Trickett, who started his college career at Florida State, was 29 of 45 for 365 yards with a touchdown and no interceptions against Alabama. He followed that by completing 35 of his 40 passes for 348 yards with two touchdowns and no interceptions in less than four quarters of work vs. Towson.

"He's making all the checks, a lot like you saw when Geno was the quarterback, getting the ball out on the perimeter as fast as he can," Maryland outside linebacker Matt Robinson said.

Trickett will be facing a Terps pass defense that had some problems during Maryland's win over South Florida last week.

The Bulls were without their top wide receiver, Andre Davis, and they were forced to turn to their backup quarterback, Steven Bench, after just one play.

However, Bench completed six passes that went for gains of 15 yards or more.

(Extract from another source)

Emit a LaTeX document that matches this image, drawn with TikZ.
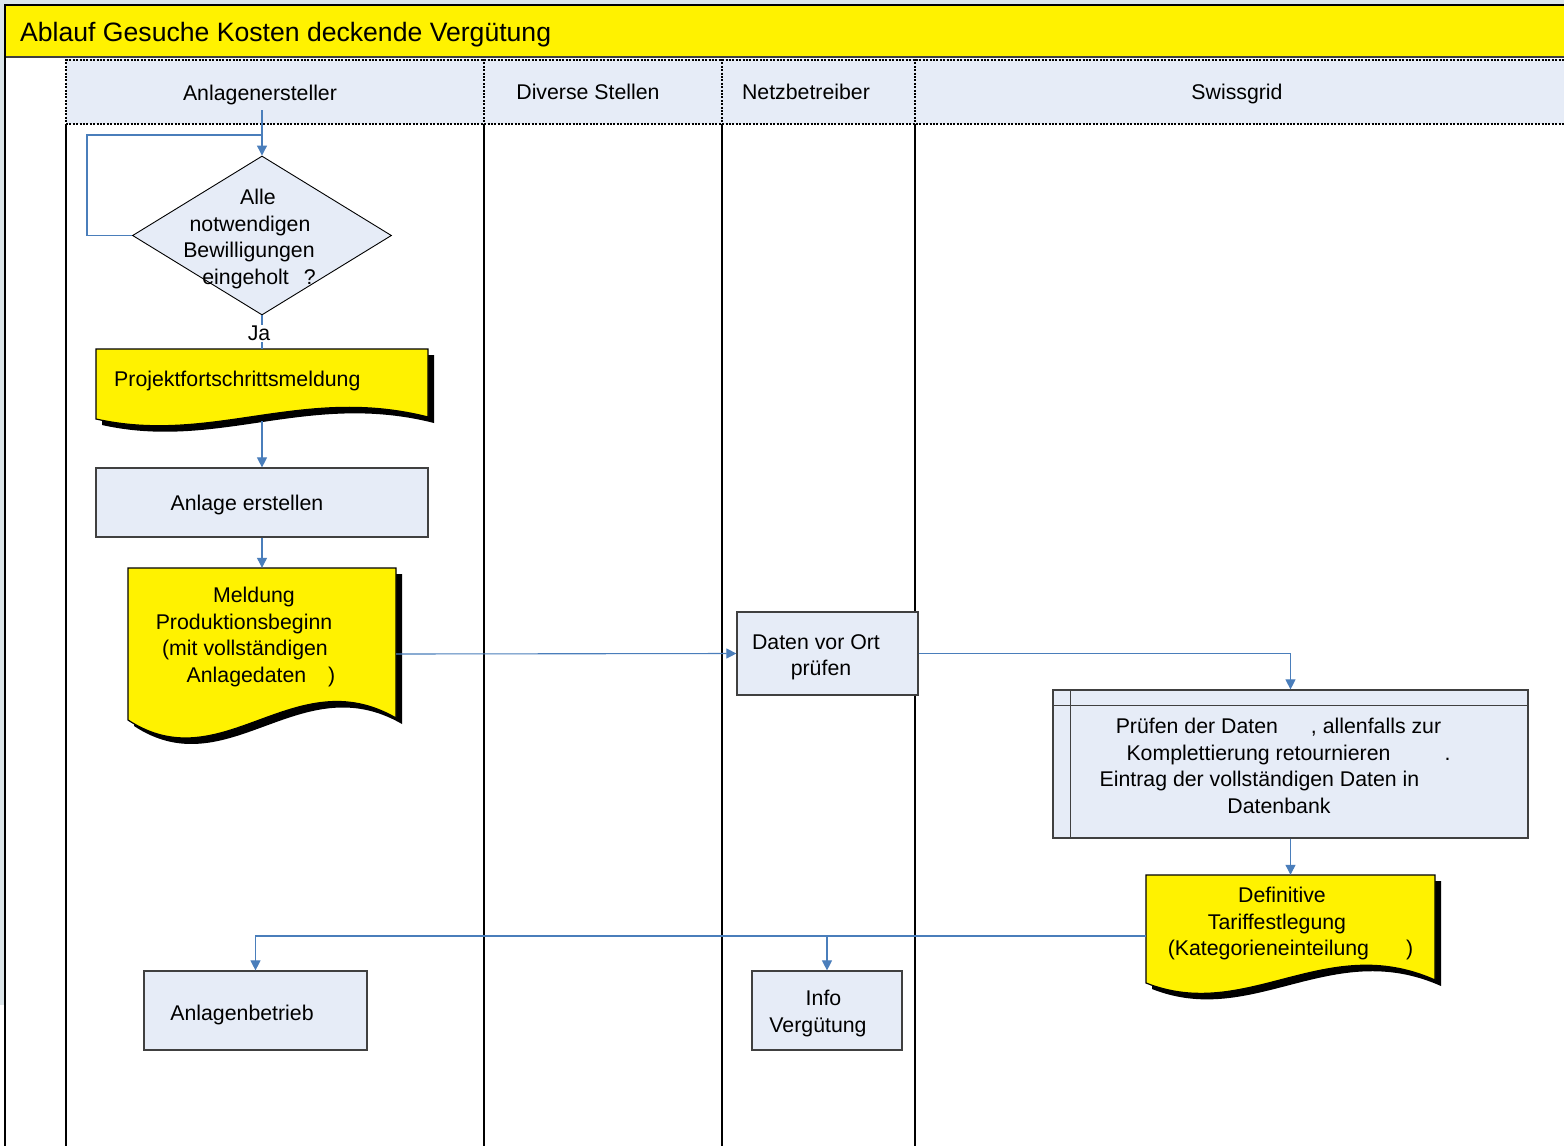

His final numbers (14 of 36 for 162 yards with an interception) would have been much better if not for several drops.

"We're just trying to get pressure on [Trickett] and disrupt some of their timing because a lot of their offense is timing," Robinson said, "so we're just trying to disrupt them and hopefully throw them off a little bit."

The Terps will also be challenged on offense, though.

Maryland quarterback C.J. Brown has the ability to make plays as a runner and ran for 61 yards and three touchdowns vs. James Madison in Week 1. However, he has was just 11 of 24 for 111 yards against James Madison, and he threw two interceptions vs. South Florida.

Brown is a sixth-year senior who says he has a great understanding of offensive coordinator Mike Locksley's offense. But Edsall said he feels like Brown has been overthinking during the Terps' first two games. So Edsall briefly met with Brown earlier this week and told him simply to relax, have fun and stop overanalyzing.

Brown said he plans to do that. But he will have to overcome a physical and aggressive West Virginia defense that is allowing an average of just 165 passing yards through two games.

Towson quarterbacks were just 8 of 24 for only 80 yards against West Virginia last week.

The Terps are 2-0, and they are favored by three points, according to ESPN.com. But Maryland trailed lowly South Florida entering the fourth quarter last week and had six turnovers during that game.

"We've got to go out there and play a lot better than we have in the past," Brown said. "It's going to be a good game, a good test for us."

Reach staff writer Matt Zenitz at 410-857-7896 or sports@carrollcountytimes.com.

Terps Today


When: Today, noon

Site: Capital One Field at Byrd Stadium

TV/Radio: Big Ten Network/105.7 FM

Series: West Virginia 26-22-2

What's at stake: This is Maryland's biggest test to date, and the Terps have an opportunity to show they are truly a good enough team to make some noise in the Big Ten this season. This is also a chance to move to 3-0 in advance of a seemingly winnable game against Syracuse next week before opening Big Ten play a week later.

Key matchup: Maryland will have to slow down quarterback Clint Trickett and the Mountaineers' passing game. Trickett has thrown for 713 yards while completing 75 percent of his passes in West Virginia's first two games. The Terps' pass defense, meanwhile, is somewhat of a question mark and struggled some during Maryland's win over South Florida last week.

Players to watch: Junior wide receiver Kevin White is Trickett's top weapon in the passing game. He was a starter last year and has 19 catches for 244 yards and a touchdown. Junior safety Karl Joseph is probably the Mountaineers' top player on defense. Joseph was West Virginia's Defensive MVP as a freshman in 2012 and leads the Mountaineers with 20 tackles.